§ Collected data
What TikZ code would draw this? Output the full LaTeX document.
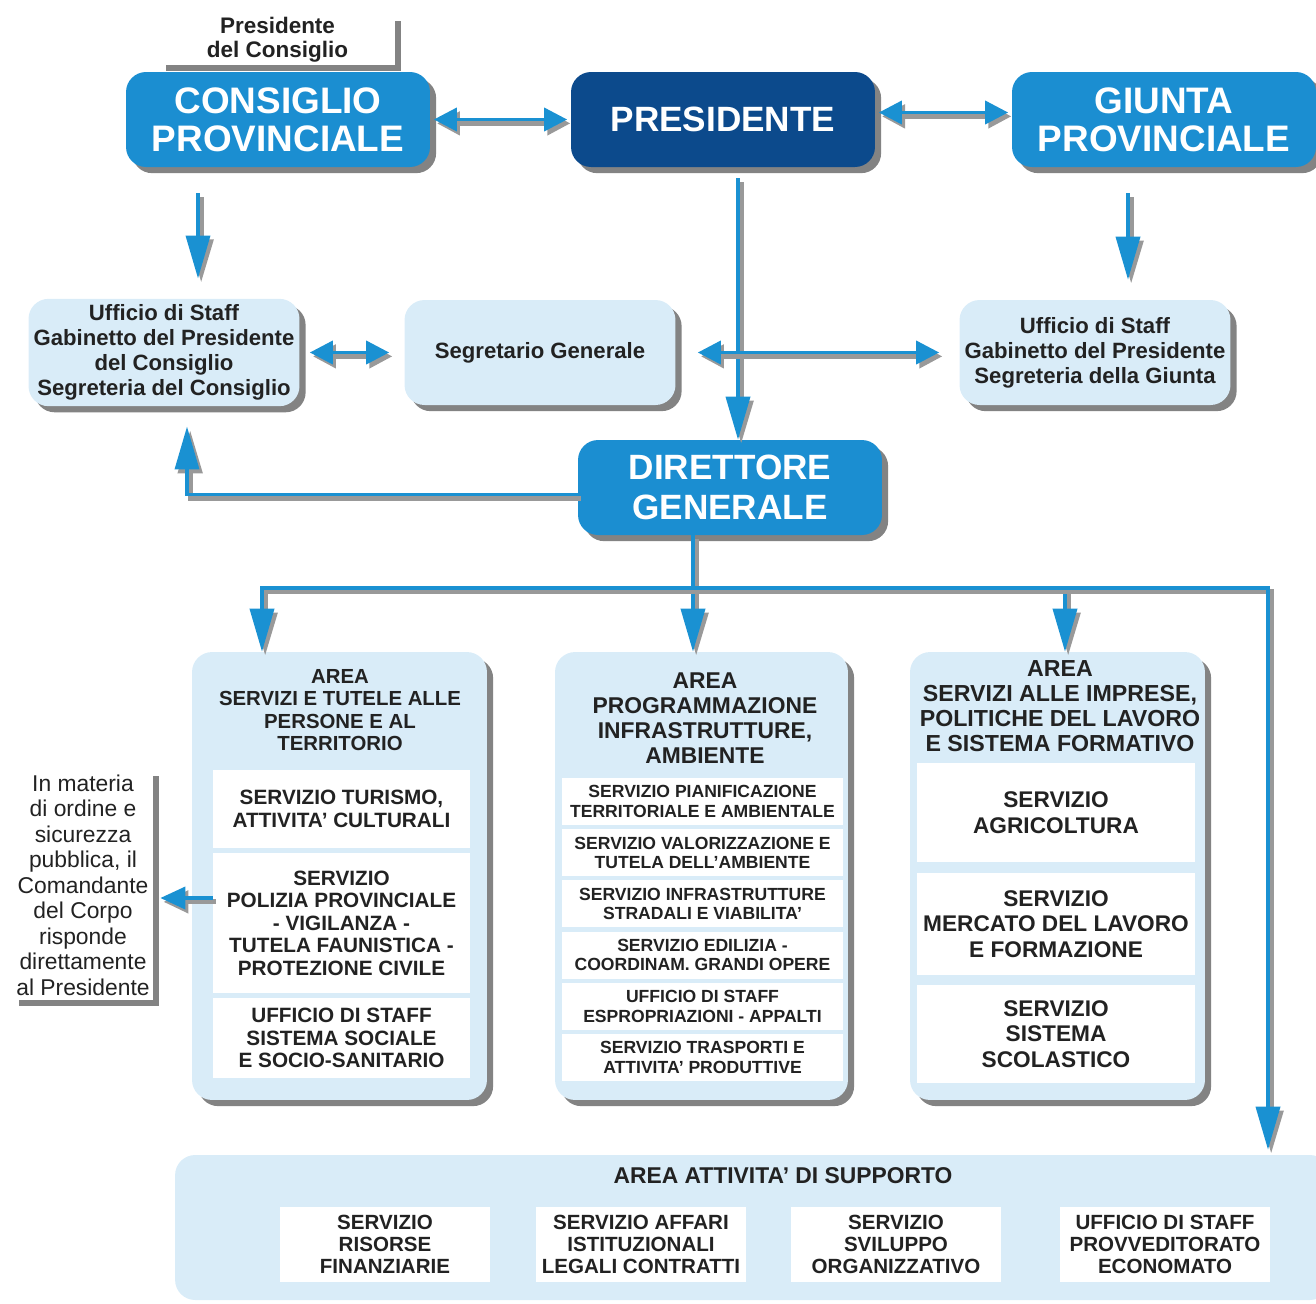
\documentclass[tikz,border=0pt]{standalone}
\usepackage{fontspec}
\setmainfont{Liberation Sans}
\usetikzlibrary{arrows.meta,calc,shadows}
\definecolor{headblue}{RGB}{27,142,209}
\definecolor{presblue}{RGB}{12,74,140}
\definecolor{arealight}{RGB}{217,236,248}
\definecolor{linkblue}{RGB}{26,145,210}
\definecolor{inktext}{RGB}{34,34,34}
\tikzset{
  boxshadow/.style={
    drop shadow={shadow xshift=3.5pt,shadow yshift=-3.5pt,fill=black!65,opacity=.75}
  },
  headbox/.style={
    fill=headblue,
    text=white,
    rounded corners=4mm,
    minimum width=6.08cm,
    minimum height=1.9cm,
    align=center,
    font=\bfseries\fontsize{21}{21.6}\selectfont,
    boxshadow
  },
  staffbox/.style={
    fill=arealight,
    text=inktext,
    rounded corners=4mm,
    minimum width=5.42cm,
    minimum height=2.1cm,
    inner xsep=0pt,
    align=center,
    font=\bfseries\fontsize{12.6}{14.2}\selectfont,
    boxshadow
  },
  areabox/.style={
    fill=arealight,
    rounded corners=4mm,
    minimum height=8.96cm,
    boxshadow
  },
  unitbox/.style={
    fill=white,
    text=inktext,
    inner sep=0pt,
    align=center
  },
  notebox/.style={
    fill=white,
    text=inktext,
    inner sep=0pt,
    align=center,
    boxshadow
  },
  link/.style={
    draw=linkblue,
    line width=2.1pt,
    preaction={draw=black!40,line width=2.8pt,
      transform canvas={xshift=1.8pt,yshift=-2.2pt}}
  },
  longtip/.style={-{Triangle[length=8.6mm,width=4.8mm]}},
  shorttip/.style={{Triangle[length=4.6mm,width=4.6mm]}-{Triangle[length=4.6mm,width=4.6mm]}}
}

\begin{document}
\begin{tikzpicture}[x=0.02cm,y=-0.02cm]
  \useasboundingbox (0,0) rectangle (1316,1303);

  % Points where the connectors bend or leave their boxes.
  \coordinate (consdrop) at (198,0);
  \coordinate (giuntadrop) at (1128,0);
  \coordinate (presdrop) at (738,0);
  \coordinate (bus) at (693,588);
  \coordinate (busL) at (262,588);
  \coordinate (busR) at (1065,588);
  \coordinate (busEnd) at (1268,588);
  \coordinate (backup) at (187,0);
  \coordinate (polrow) at (0,898);

  % Top level: council, president and executive.
  \node[notebox,minimum width=4.7cm,minimum height=1.0cm,
    font=\bfseries\fontsize{12.8}{13.7}\selectfont] (prescons) at (277.5,40)
    {Presidente\\del Consiglio};
  \node[headbox] (cons) at (278,119.5) {CONSIGLIO\\PROVINCIALE};
  \node[headbox,fill=presblue,font=\bfseries\fontsize{20}{21}\selectfont] (pres) at (723,119.5)
    {PRESIDENTE};
  \node[headbox] (giunta) at (1164,119.5) {GIUNTA\\PROVINCIALE};

  % Staff offices and general secretary.
  \node[staffbox] (staffL) at (164,352.5)
    {Ufficio di Staff\\Gabinetto del Presidente\\del Consiglio\\Segreteria del Consiglio};
  \node[staffbox] (segr) at (540,352.5) {Segretario Generale};
  \node[staffbox] (staffR) at (1095,352.5)
    {Ufficio di Staff\\Gabinetto del Presidente\\Segreteria della Giunta};

  \node[headbox,font=\bfseries\fontsize{20}{22.8}\selectfont] (dirgen) at (730,487.5)
    {DIRETTORE\\GENERALE};

  % The three areas under the general director.
  \node[areabox,minimum width=5.9cm] (areaL) at (339.5,876) {};
  \node[areabox,minimum width=5.86cm] (areaM) at (701.5,876) {};
  \node[areabox,minimum width=5.9cm] (areaR) at (1057.5,876) {};

  \node[align=center,text=inktext,font=\bfseries\fontsize{11.6}{12.8}\selectfont]
    (areaLtitle) at (340,710) {AREA\\SERVIZI E TUTELE ALLE\\PERSONE E AL\\TERRITORIO};
  \node[align=center,text=inktext,font=\bfseries\fontsize{13}{14.2}\selectfont]
    (areaMtitle) at (705,718) {AREA\\PROGRAMMAZIONE\\INFRASTRUTTURE,\\AMBIENTE};
  \node[align=center,text=inktext,font=\bfseries\fontsize{13.2}{14.2}\selectfont]
    (areaRtitle) at (1060,706)
    {AREA\\SERVIZI ALLE IMPRESE,\\POLITICHE DEL LAVORO\\E SISTEMA FORMATIVO};

  % Services of the first area.
  \begin{scope}[every node/.style={unitbox,minimum width=5.14cm,
      font=\bfseries\fontsize{11.8}{12.8}\selectfont}]
    \node[minimum height=1.56cm] (turismo) at (341.5,809)
      {SERVIZIO TURISMO,\\ATTIVITA' CULTURALI};
    \node[minimum height=2.8cm] (polizia) at (341.5,923)
      {SERVIZIO\\POLIZIA PROVINCIALE\\- VIGILANZA -\\TUTELA FAUNISTICA -\\PROTEZIONE CIVILE};
    \node[minimum height=1.6cm] (sociale) at (341.5,1038)
      {UFFICIO DI STAFF\\SISTEMA SOCIALE\\E SOCIO-SANITARIO};
  \end{scope}

  % Services of the second area.
  \begin{scope}[every node/.style={unitbox,minimum width=5.62cm,minimum height=0.94cm,
      font=\bfseries\fontsize{10}{11}\selectfont}]
    \node (pianif) at (702.5,801.5) {SERVIZIO PIANIFICAZIONE\\TERRITORIALE E AMBIENTALE};
    \node (valoriz) at (702.5,852.7) {SERVIZIO VALORIZZAZIONE E\\TUTELA DELL'AMBIENTE};
    \node (infra) at (702.5,903.9) {SERVIZIO INFRASTRUTTURE\\STRADALI E VIABILITA'};
    \node (edilizia) at (702.5,955.1) {SERVIZIO EDILIZIA -\\COORDINAM. GRANDI OPERE};
    \node (espropri) at (702.5,1006.3) {UFFICIO DI STAFF\\ESPROPRIAZIONI - APPALTI};
    \node (trasporti) at (702.5,1057.5) {SERVIZIO TRASPORTI E\\ATTIVITA' PRODUTTIVE};
  \end{scope}

  % Services of the third area.
  \begin{scope}[every node/.style={unitbox,minimum width=5.56cm,
      font=\bfseries\fontsize{12.9}{14.5}\selectfont}]
    \node[minimum height=1.98cm] (agri) at (1056,812.5) {SERVIZIO\\AGRICOLTURA};
    \node[minimum height=2.04cm] (mercato) at (1056,924)
      {SERVIZIO\\MERCATO DEL LAVORO\\E FORMAZIONE};
    \node[minimum height=1.96cm] (scuola) at (1056,1034) {SERVIZIO\\SISTEMA\\SCOLASTICO};
  \end{scope}

  % Side note on the provincial police.
  \node[notebox,minimum width=2.8cm,minimum height=4.6cm,
    font=\fontsize{13}{14.5}\selectfont] (note) at (83,885)
    {In materia\\di ordine e\\sicurezza\\pubblica, il\\Comandante\\del Corpo\\risponde\\direttamente\\al Presidente};

  % Support area along the bottom.
  \node[fill=arealight,rounded corners=4mm,minimum width=23.1cm,minimum height=2.9cm]
    (supp) at (752.5,1227.5) {};
  \node[text=inktext,font=\bfseries\fontsize{13}{14}\selectfont] (supptitle) at (783,1176)
    {AREA ATTIVITA' DI SUPPORTO};
  \begin{scope}[every node/.style={unitbox,minimum width=4.2cm,minimum height=1.5cm,
      font=\bfseries\fontsize{11.7}{12.5}\selectfont}]
    \node (risorse) at (385,1244.5) {SERVIZIO\\RISORSE\\FINANZIARIE};
    \node (affari) at (641,1244.5) {SERVIZIO AFFARI\\ISTITUZIONALI\\LEGALI CONTRATTI};
    \node (sviluppo) at (896,1244.5) {SERVIZIO\\SVILUPPO\\ORGANIZZATIVO};
    \node (provv) at (1165,1244.5) {UFFICIO DI STAFF\\PROVVEDITORATO\\ECONOMATO};
  \end{scope}

  % Connectors between the top boxes.
  \draw[link,shorttip,shorten <=2pt,shorten >=2pt] (cons.east) -- (pres.west);
  \draw[link,shorttip,shorten <=2pt,shorten >=2pt]
    ($(pres.east)+(0,-7)$) -- ($(giunta.west)+(0,-7)$);
  \draw[link,longtip,shorten <=0.52cm,shorten >=0.4cm]
    (cons.south -| consdrop) -- (staffL.north -| consdrop);
  \draw[link,longtip,shorten <=0.52cm,shorten >=0.4cm]
    (giunta.south -| giuntadrop) -- (staffR.north -| giuntadrop);
  \draw[link,longtip,shorten <=0.22cm] (pres.south -| presdrop) -- (dirgen.north -| presdrop);

  % Staff offices and secretary.
  \draw[link,shorttip,shorten <=0.2cm,shorten >=0.3cm] (staffL.east) -- (segr.west);
  \draw[link,shorttip,shorten <=0.44cm,shorten >=0.4cm] (segr.east) -- (staffR.west);
  \draw[link,longtip,shorten >=0.4cm]
    ($(dirgen.west)+(0,7)$) -| (staffL.south -| backup);

  % Distribution bus below the general director.
  \draw[link,longtip] (dirgen.south -| bus) -- (areaM.north -| bus);
  \draw[link,longtip] (bus) -| (areaL.north -| busL);
  \draw[link,longtip] (bus) -| (areaR.north -| busR);
  \draw[link,longtip,shorten >=0.1cm] (bus) -| (supp.north -| busEnd);

  % Police service reports to the note.
  \draw[link,longtip,shorten >=0.14cm,-{Triangle[length=5mm,width=4.4mm]}]
    (polizia.west |- polrow) -- (note.east |- polrow);

\end{tikzpicture}
\end{document}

§ Task prompt
Go from the first line of the data above to the line containing "(0,0) rectangle (1316,1303);" and retype exactly those lines, both included, but none of the pictures.

§ Result of the exercise
What TikZ code would draw this? Output the full LaTeX document.
\documentclass[tikz,border=0pt]{standalone}
\usepackage{fontspec}
\setmainfont{Liberation Sans}
\usetikzlibrary{arrows.meta,calc,shadows}
\definecolor{headblue}{RGB}{27,142,209}
\definecolor{presblue}{RGB}{12,74,140}
\definecolor{arealight}{RGB}{217,236,248}
\definecolor{linkblue}{RGB}{26,145,210}
\definecolor{inktext}{RGB}{34,34,34}
\tikzset{
  boxshadow/.style={
    drop shadow={shadow xshift=3.5pt,shadow yshift=-3.5pt,fill=black!65,opacity=.75}
  },
  headbox/.style={
    fill=headblue,
    text=white,
    rounded corners=4mm,
    minimum width=6.08cm,
    minimum height=1.9cm,
    align=center,
    font=\bfseries\fontsize{21}{21.6}\selectfont,
    boxshadow
  },
  staffbox/.style={
    fill=arealight,
    text=inktext,
    rounded corners=4mm,
    minimum width=5.42cm,
    minimum height=2.1cm,
    inner xsep=0pt,
    align=center,
    font=\bfseries\fontsize{12.6}{14.2}\selectfont,
    boxshadow
  },
  areabox/.style={
    fill=arealight,
    rounded corners=4mm,
    minimum height=8.96cm,
    boxshadow
  },
  unitbox/.style={
    fill=white,
    text=inktext,
    inner sep=0pt,
    align=center
  },
  notebox/.style={
    fill=white,
    text=inktext,
    inner sep=0pt,
    align=center,
    boxshadow
  },
  link/.style={
    draw=linkblue,
    line width=2.1pt,
    preaction={draw=black!40,line width=2.8pt,
      transform canvas={xshift=1.8pt,yshift=-2.2pt}}
  },
  longtip/.style={-{Triangle[length=8.6mm,width=4.8mm]}},
  shorttip/.style={{Triangle[length=4.6mm,width=4.6mm]}-{Triangle[length=4.6mm,width=4.6mm]}}
}

\begin{document}
\begin{tikzpicture}[x=0.02cm,y=-0.02cm]
  \useasboundingbox (0,0) rectangle (1316,1303);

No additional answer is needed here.